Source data

+-------+

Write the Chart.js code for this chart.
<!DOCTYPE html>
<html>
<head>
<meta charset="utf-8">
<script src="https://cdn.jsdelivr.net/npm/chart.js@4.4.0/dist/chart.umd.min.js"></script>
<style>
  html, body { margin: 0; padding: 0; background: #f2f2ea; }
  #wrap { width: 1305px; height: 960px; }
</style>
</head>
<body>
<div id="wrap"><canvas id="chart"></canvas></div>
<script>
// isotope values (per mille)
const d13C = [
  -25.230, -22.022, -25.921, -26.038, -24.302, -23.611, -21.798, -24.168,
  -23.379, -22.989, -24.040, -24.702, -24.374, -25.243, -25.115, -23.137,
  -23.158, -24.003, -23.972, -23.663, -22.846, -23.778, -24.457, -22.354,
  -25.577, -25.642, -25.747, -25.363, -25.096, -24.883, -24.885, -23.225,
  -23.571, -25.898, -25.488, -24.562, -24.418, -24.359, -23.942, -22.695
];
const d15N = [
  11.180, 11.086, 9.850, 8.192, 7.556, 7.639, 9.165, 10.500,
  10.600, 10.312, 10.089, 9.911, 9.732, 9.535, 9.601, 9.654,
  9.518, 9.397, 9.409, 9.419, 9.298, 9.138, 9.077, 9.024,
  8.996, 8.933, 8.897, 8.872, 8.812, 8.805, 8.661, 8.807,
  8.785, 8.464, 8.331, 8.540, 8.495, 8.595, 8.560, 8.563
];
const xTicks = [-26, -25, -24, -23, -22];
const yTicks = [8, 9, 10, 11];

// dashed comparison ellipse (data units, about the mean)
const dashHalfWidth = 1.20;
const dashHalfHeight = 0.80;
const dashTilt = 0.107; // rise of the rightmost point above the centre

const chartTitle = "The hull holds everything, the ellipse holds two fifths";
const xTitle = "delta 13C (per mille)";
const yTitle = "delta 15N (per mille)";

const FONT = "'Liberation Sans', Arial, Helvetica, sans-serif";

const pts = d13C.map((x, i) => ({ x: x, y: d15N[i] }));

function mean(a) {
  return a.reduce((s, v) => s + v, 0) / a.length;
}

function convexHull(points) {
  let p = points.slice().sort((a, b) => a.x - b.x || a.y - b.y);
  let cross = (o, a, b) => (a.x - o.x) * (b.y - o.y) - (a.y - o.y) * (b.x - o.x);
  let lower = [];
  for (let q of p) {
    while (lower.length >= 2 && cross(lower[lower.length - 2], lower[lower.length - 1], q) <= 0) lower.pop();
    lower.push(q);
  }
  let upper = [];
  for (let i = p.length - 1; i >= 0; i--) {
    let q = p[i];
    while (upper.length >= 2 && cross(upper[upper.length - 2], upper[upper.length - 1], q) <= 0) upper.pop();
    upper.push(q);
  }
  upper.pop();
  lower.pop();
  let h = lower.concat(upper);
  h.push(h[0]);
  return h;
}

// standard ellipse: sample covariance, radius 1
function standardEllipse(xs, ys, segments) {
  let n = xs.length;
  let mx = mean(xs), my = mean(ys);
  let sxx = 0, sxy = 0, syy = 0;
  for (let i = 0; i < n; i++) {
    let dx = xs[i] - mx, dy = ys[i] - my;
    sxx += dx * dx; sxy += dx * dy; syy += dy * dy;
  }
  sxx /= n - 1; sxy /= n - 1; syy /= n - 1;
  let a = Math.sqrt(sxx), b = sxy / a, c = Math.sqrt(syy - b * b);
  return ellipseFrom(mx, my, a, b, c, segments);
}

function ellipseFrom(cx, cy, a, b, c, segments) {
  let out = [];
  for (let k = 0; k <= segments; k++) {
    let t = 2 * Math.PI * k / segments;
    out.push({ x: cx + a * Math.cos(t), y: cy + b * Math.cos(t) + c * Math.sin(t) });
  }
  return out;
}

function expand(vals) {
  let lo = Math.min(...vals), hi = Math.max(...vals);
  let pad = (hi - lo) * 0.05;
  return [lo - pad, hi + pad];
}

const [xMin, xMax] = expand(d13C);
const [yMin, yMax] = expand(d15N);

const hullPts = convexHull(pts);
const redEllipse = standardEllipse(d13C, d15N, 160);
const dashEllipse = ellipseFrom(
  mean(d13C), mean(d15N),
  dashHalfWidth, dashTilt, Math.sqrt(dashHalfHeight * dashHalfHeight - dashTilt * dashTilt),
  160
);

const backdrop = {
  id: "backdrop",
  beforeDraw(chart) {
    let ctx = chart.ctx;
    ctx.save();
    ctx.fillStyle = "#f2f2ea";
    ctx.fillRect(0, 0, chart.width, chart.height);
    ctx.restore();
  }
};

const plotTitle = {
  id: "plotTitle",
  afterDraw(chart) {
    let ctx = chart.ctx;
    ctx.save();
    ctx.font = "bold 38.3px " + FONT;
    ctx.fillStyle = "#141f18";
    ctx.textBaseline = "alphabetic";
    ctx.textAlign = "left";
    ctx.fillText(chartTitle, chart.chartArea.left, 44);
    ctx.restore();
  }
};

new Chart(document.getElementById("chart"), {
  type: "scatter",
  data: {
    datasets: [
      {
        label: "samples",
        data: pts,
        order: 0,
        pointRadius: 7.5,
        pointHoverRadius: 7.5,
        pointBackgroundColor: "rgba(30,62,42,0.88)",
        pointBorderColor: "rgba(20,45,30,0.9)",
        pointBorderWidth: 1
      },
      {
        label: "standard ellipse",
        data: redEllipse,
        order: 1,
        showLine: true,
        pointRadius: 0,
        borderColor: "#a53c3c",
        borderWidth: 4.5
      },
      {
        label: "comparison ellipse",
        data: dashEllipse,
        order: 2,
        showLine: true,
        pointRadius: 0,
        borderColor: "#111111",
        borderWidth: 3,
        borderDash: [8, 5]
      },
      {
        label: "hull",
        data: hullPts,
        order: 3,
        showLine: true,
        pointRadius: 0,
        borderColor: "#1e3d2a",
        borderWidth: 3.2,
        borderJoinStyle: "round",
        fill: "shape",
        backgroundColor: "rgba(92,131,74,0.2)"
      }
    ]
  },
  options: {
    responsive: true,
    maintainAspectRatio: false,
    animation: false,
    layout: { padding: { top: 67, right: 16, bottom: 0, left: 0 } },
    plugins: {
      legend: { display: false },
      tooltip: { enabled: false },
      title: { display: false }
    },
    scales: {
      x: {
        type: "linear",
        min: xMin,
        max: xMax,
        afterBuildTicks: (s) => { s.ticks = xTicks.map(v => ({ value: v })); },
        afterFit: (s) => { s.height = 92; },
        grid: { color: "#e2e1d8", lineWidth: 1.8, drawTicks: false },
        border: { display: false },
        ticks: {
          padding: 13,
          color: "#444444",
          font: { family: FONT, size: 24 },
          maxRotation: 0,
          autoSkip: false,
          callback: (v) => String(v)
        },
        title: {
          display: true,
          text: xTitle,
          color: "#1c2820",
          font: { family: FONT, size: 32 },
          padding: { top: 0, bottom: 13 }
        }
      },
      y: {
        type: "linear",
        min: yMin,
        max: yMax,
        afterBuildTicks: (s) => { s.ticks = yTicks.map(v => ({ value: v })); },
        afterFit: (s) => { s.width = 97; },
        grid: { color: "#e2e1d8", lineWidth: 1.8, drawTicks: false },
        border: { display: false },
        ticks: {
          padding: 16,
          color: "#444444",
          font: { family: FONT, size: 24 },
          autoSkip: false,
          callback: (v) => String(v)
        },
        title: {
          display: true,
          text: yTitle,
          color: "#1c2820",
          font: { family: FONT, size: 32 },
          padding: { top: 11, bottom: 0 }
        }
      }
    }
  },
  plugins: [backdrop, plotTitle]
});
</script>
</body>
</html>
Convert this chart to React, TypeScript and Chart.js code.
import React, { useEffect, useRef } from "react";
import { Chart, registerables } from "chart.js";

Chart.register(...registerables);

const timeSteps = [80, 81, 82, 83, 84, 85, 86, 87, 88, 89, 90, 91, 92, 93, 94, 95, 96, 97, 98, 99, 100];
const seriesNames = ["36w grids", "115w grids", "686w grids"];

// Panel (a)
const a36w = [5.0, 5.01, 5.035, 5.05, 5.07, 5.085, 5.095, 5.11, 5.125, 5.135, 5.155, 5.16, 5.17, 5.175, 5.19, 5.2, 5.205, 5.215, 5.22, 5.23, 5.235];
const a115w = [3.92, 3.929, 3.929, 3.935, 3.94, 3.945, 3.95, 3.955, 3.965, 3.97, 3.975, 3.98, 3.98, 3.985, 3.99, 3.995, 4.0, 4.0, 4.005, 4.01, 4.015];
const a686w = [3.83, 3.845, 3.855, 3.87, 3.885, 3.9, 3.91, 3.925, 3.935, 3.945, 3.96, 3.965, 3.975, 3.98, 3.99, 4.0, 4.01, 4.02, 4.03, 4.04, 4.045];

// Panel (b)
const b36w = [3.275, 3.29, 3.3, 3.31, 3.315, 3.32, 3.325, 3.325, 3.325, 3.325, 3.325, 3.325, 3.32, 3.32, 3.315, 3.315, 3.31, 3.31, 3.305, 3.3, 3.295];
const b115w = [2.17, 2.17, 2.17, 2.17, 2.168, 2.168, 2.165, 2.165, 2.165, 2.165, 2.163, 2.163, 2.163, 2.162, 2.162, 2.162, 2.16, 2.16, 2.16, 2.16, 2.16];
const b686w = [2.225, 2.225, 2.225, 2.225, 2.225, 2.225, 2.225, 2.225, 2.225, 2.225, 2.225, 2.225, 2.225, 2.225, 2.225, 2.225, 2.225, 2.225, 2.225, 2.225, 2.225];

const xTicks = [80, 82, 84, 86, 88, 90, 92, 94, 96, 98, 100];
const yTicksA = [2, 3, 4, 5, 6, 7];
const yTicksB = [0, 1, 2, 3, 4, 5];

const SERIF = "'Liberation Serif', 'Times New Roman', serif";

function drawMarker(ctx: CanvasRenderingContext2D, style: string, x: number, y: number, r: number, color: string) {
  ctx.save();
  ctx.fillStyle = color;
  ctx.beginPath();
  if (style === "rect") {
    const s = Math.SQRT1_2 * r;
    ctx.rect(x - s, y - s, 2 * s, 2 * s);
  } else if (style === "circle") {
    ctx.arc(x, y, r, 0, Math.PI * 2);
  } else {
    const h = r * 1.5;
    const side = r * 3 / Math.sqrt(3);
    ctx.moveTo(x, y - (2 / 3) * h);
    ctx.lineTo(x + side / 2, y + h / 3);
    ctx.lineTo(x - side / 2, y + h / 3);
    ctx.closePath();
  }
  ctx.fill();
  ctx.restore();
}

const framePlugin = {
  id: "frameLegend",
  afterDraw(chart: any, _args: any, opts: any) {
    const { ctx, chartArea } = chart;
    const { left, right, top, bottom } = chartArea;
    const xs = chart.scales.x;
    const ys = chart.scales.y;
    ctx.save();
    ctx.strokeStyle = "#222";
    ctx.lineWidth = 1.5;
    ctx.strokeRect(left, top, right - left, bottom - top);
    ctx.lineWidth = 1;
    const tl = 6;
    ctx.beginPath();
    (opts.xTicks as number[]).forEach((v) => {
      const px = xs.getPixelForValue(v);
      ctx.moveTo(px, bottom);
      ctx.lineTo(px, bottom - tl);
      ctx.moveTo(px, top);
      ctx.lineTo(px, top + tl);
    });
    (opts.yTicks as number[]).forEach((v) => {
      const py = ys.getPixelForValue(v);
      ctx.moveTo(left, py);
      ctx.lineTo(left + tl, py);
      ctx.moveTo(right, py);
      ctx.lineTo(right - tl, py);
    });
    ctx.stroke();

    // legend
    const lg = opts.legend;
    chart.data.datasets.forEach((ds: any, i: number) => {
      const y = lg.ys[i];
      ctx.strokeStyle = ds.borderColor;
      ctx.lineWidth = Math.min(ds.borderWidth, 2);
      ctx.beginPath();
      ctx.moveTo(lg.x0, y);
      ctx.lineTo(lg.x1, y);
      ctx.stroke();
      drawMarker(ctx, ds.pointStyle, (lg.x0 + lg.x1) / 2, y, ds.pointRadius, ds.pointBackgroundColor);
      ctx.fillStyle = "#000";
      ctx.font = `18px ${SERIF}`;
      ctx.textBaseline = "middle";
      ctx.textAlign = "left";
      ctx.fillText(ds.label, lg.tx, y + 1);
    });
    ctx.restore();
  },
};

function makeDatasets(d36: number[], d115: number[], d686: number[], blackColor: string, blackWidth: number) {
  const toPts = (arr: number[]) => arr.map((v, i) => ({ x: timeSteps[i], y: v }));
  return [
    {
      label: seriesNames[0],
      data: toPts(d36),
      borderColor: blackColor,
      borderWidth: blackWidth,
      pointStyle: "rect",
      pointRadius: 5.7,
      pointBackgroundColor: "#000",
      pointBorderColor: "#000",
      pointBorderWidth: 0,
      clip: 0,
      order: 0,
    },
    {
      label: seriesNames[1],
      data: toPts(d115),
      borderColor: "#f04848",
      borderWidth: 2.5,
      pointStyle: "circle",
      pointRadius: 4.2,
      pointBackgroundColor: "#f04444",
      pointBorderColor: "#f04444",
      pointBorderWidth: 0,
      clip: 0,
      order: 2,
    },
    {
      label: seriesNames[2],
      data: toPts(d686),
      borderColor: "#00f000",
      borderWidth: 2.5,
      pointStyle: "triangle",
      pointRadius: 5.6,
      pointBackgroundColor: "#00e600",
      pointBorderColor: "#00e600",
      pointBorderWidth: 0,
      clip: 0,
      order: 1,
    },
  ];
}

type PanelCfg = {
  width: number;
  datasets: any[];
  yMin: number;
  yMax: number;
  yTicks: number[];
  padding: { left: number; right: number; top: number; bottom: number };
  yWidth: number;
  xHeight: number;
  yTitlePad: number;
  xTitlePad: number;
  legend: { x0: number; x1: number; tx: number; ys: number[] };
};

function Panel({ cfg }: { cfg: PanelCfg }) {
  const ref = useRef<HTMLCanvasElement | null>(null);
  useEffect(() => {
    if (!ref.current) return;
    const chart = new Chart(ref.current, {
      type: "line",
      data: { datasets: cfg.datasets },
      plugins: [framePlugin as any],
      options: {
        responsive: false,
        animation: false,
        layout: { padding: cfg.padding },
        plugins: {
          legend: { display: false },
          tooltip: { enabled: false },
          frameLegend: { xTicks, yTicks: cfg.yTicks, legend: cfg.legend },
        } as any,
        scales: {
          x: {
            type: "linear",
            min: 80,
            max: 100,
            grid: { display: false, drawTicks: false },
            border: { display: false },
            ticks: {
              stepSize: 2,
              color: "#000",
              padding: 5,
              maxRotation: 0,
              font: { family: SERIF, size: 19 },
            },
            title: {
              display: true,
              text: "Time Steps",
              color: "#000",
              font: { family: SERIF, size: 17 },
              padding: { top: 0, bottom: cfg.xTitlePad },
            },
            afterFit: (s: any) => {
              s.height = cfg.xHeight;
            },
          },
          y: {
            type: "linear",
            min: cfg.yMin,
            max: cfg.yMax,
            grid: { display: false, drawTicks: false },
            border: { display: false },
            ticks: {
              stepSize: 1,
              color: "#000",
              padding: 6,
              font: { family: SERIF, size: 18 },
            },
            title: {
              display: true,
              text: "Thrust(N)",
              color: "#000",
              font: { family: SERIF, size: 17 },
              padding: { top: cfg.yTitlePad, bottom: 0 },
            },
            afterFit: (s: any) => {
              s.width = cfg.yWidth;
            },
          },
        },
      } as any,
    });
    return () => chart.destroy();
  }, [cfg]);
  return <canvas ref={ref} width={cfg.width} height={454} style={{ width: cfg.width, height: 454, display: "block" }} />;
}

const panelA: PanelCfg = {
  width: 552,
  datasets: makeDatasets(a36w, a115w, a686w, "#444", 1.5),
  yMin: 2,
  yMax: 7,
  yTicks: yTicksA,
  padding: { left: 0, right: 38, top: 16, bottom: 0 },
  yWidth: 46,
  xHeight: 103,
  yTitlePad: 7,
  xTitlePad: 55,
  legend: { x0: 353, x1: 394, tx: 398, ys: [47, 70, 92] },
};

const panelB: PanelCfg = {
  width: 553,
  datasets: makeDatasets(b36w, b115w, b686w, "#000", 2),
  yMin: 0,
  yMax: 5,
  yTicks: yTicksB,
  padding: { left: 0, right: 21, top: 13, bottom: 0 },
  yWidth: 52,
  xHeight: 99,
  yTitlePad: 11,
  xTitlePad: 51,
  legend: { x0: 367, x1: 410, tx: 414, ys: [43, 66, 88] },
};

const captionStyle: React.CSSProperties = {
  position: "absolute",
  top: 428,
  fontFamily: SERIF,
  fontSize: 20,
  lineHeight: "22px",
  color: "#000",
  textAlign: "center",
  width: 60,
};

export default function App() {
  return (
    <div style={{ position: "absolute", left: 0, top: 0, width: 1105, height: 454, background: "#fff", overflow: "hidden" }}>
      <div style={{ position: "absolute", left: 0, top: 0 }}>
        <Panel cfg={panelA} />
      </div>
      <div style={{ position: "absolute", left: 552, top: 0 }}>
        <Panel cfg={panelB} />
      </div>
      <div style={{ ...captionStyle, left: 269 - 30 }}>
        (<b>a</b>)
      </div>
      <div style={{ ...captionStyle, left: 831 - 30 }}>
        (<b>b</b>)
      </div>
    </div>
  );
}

+-------+

• TASK INSTRUCTIONS
Please return every line from the first one in the records above down to the line containing "const dashTilt = 0.107;", including both, exactly as written and nothing more.

• TASK ANSWER
Write the Chart.js code for this chart.
<!DOCTYPE html>
<html>
<head>
<meta charset="utf-8">
<script src="https://cdn.jsdelivr.net/npm/chart.js@4.4.0/dist/chart.umd.min.js"></script>
<style>
  html, body { margin: 0; padding: 0; background: #f2f2ea; }
  #wrap { width: 1305px; height: 960px; }
</style>
</head>
<body>
<div id="wrap"><canvas id="chart"></canvas></div>
<script>
// isotope values (per mille)
const d13C = [
  -25.230, -22.022, -25.921, -26.038, -24.302, -23.611, -21.798, -24.168,
  -23.379, -22.989, -24.040, -24.702, -24.374, -25.243, -25.115, -23.137,
  -23.158, -24.003, -23.972, -23.663, -22.846, -23.778, -24.457, -22.354,
  -25.577, -25.642, -25.747, -25.363, -25.096, -24.883, -24.885, -23.225,
  -23.571, -25.898, -25.488, -24.562, -24.418, -24.359, -23.942, -22.695
];
const d15N = [
  11.180, 11.086, 9.850, 8.192, 7.556, 7.639, 9.165, 10.500,
  10.600, 10.312, 10.089, 9.911, 9.732, 9.535, 9.601, 9.654,
  9.518, 9.397, 9.409, 9.419, 9.298, 9.138, 9.077, 9.024,
  8.996, 8.933, 8.897, 8.872, 8.812, 8.805, 8.661, 8.807,
  8.785, 8.464, 8.331, 8.540, 8.495, 8.595, 8.560, 8.563
];
const xTicks = [-26, -25, -24, -23, -22];
const yTicks = [8, 9, 10, 11];

// dashed comparison ellipse (data units, about the mean)
const dashHalfWidth = 1.20;
const dashHalfHeight = 0.80;
const dashTilt = 0.107; // rise of the rightmost point above the centre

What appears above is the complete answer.